$\newcommand{\p}{\mathfrak{p}}$
$\newcommand{\tp}{\tilde{\mathfrak{p}}}$
$\newcommand{\tA}{\tilde{A}}$
I have a question about Neukirch, Algebraic Number Theory, page 92.
The problem is to show the following.
Let $A$ be a one-dimensional Noetherian domain, and $\tA$ be its normalization. Let $\p$ be a prime ideal of $A$, and $\p\tA = \tp_1^{e_1} \dots \tp_r^{e_r}$ be a prime decomposition.
Then, $\p$ is regular (i.e. $A_\p$ is a DVR) $\Leftrightarrow$ $r=1$, $e_1=1$ and $f_1 = (\tA/\tp_1 : A/\p) = 1$.
For ($\Rightarrow$), I proved $r = 1$ by $A_\p =\tilde{A_\p} = \tA_{\tp_i}$, but I can't prove $e_1 = f_1 = 1$.
I have no idea about ($\Leftarrow$).
"$\Rightarrow$" Let $S=A\setminus\mathfrak p$. Then $S^{-1}\tilde A=\tilde A_{\mathfrak p}=A_{\mathfrak p}$. If prime ideal $\tilde{\mathfrak p}\subset\tilde A$ lies over $\mathfrak p$ then it survives in $A_{\mathfrak p}$, so there is only one with this property. Then $\mathfrak p\tilde A=\tilde{\mathfrak p}^e$, so $S^{-1}(\mathfrak p\tilde A)=S^{-1}\tilde{\mathfrak p}^e$. This entails $\mathfrak p(S^{-1}\tilde A)=(S^{-1}\tilde{\mathfrak p})^e$, that is, $\mathfrak pA_{\mathfrak p}=(\mathfrak pA_{\mathfrak p})^e$ and thus we get $e=1$. It follows $\mathfrak p\tilde A=\tilde{\mathfrak p}$. Now it is obvious that $f_1=1$.
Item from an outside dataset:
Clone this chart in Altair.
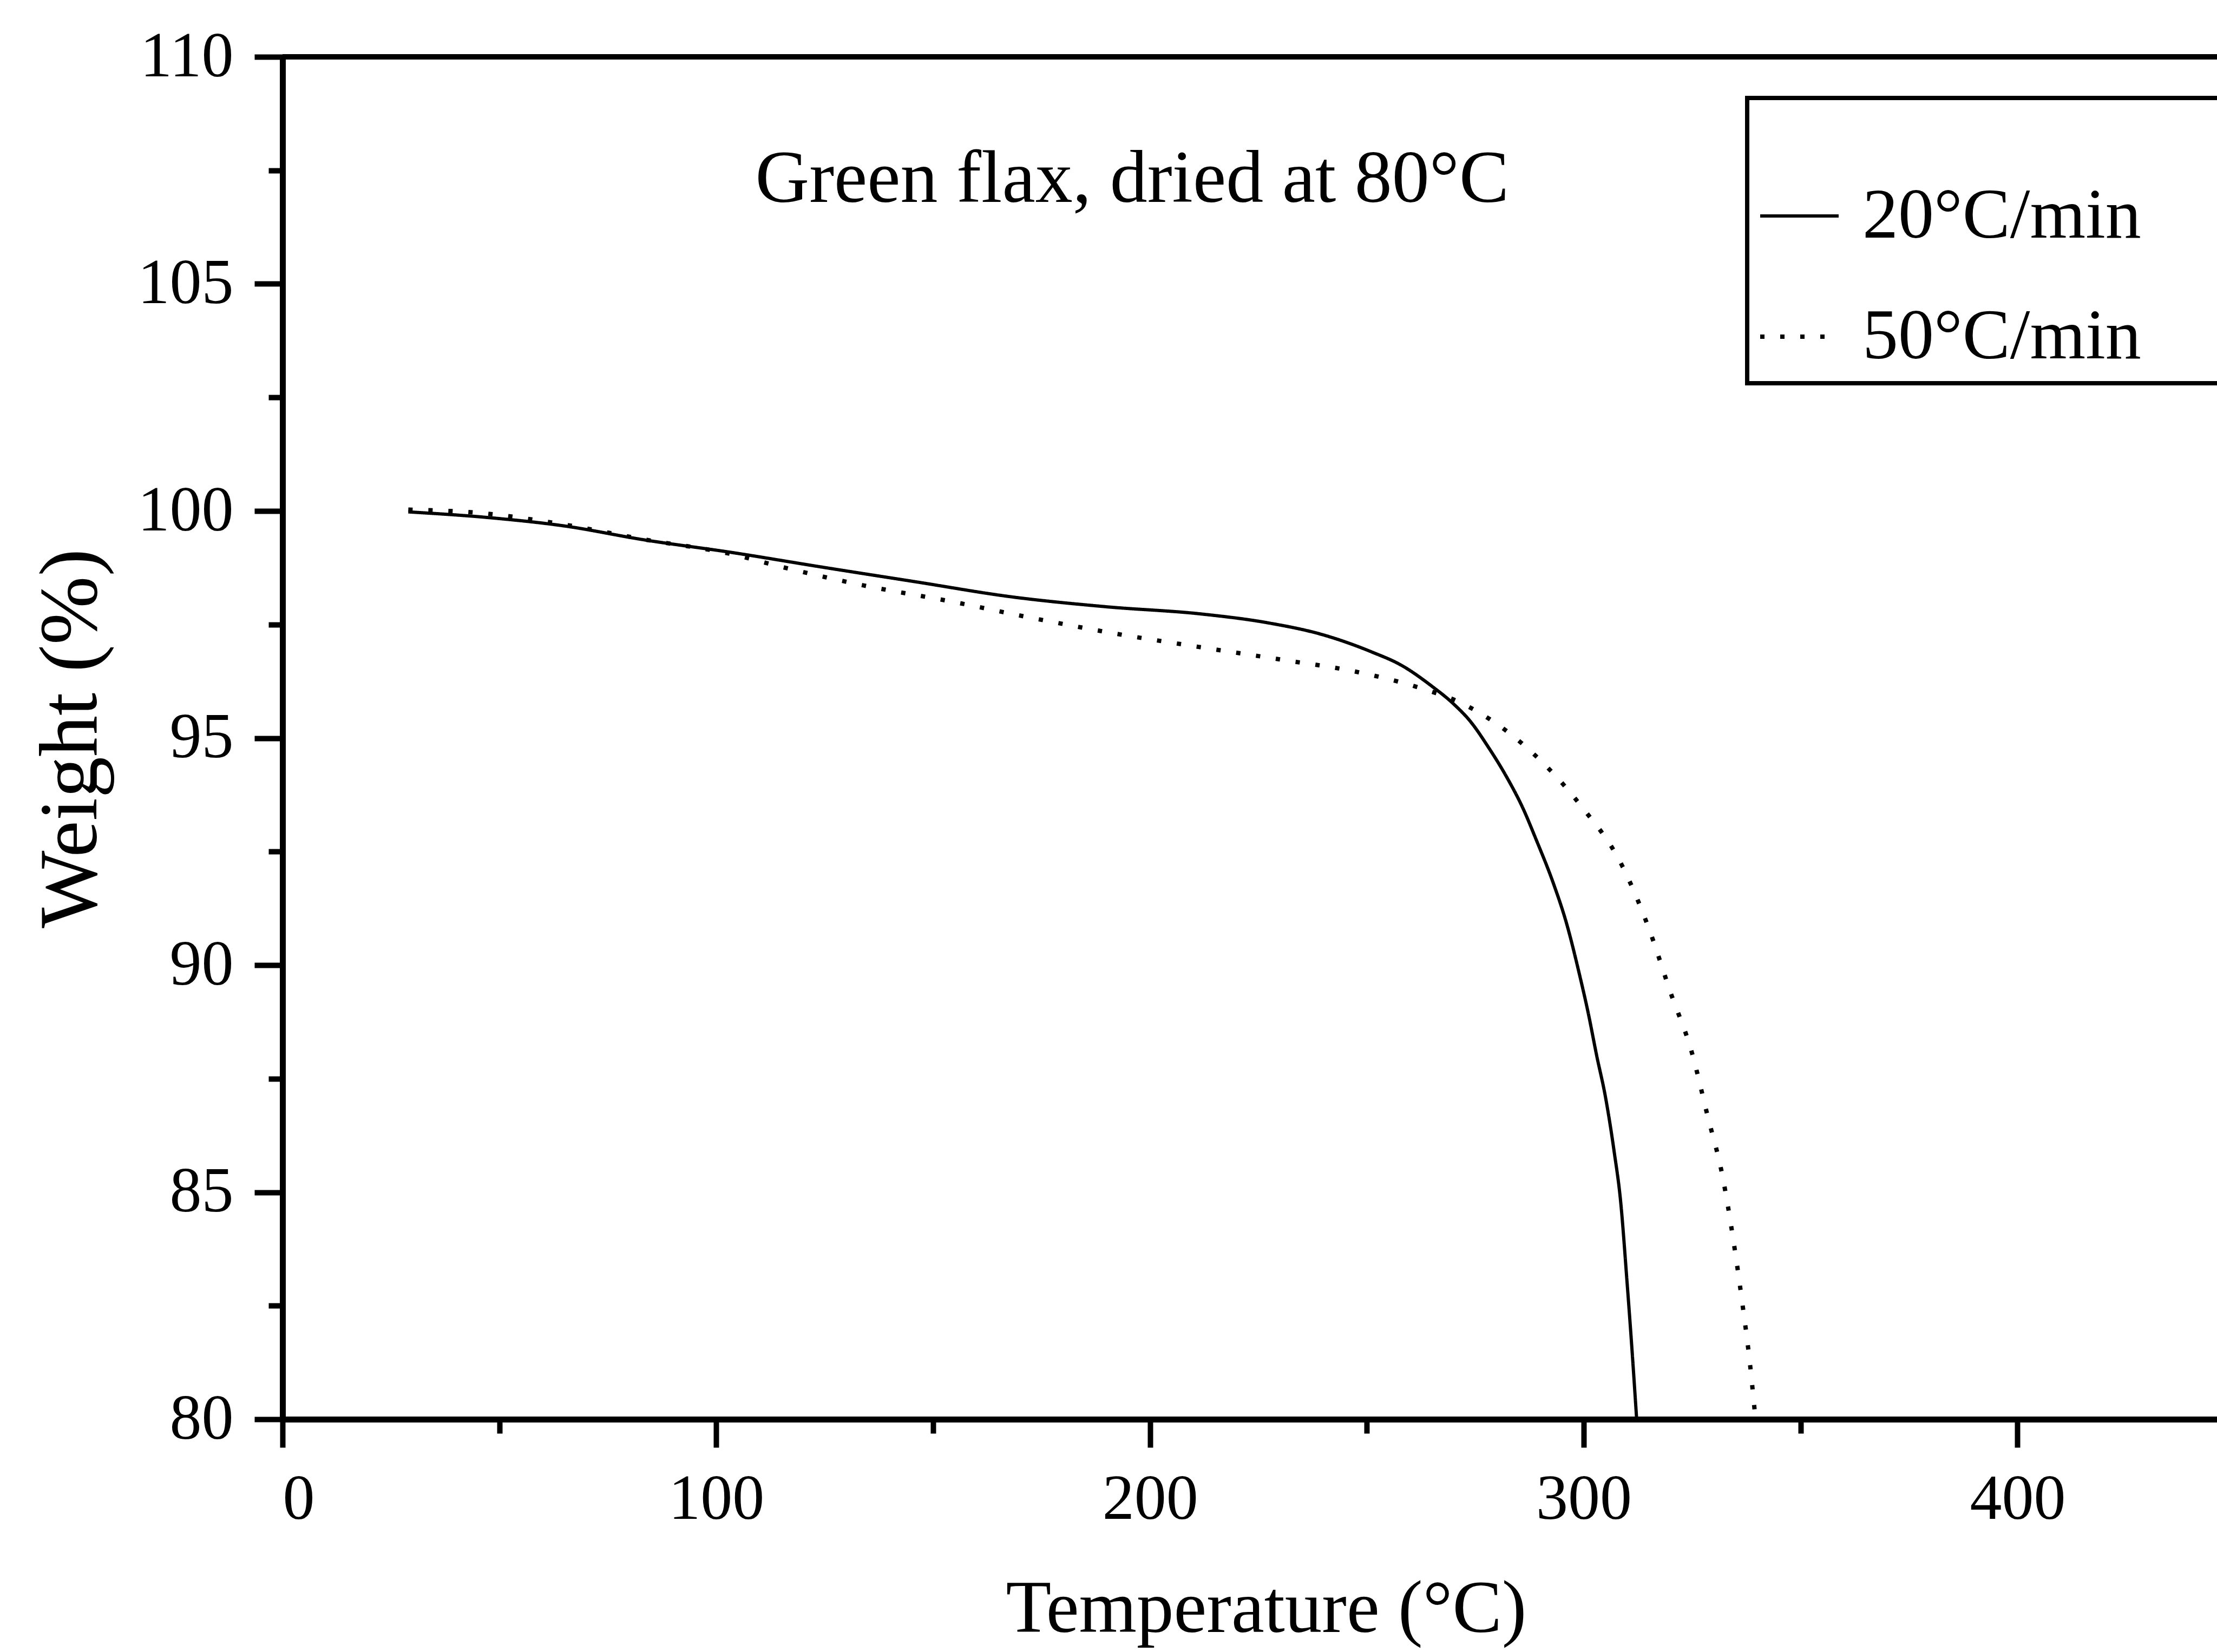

"$\Leftarrow$" From $f_1=1$ we get $\tilde A=A+\mathfrak p\tilde A$. Now localize at $\mathfrak p$ and get $\tilde A_{\mathfrak p}=A_{\mathfrak p}+\mathfrak p\tilde A_{\mathfrak p}$. At this point I have to invoke a condition which appears in Neukirch on page 78:
Then $\tilde A_{\mathfrak p}$ is a finitely generated $A_{\mathfrak p}$-module and by Nakayama lemma we get $\tilde A_{\mathfrak p}=A_{\mathfrak p}$, so $A_{\mathfrak p}$ is integrally closed.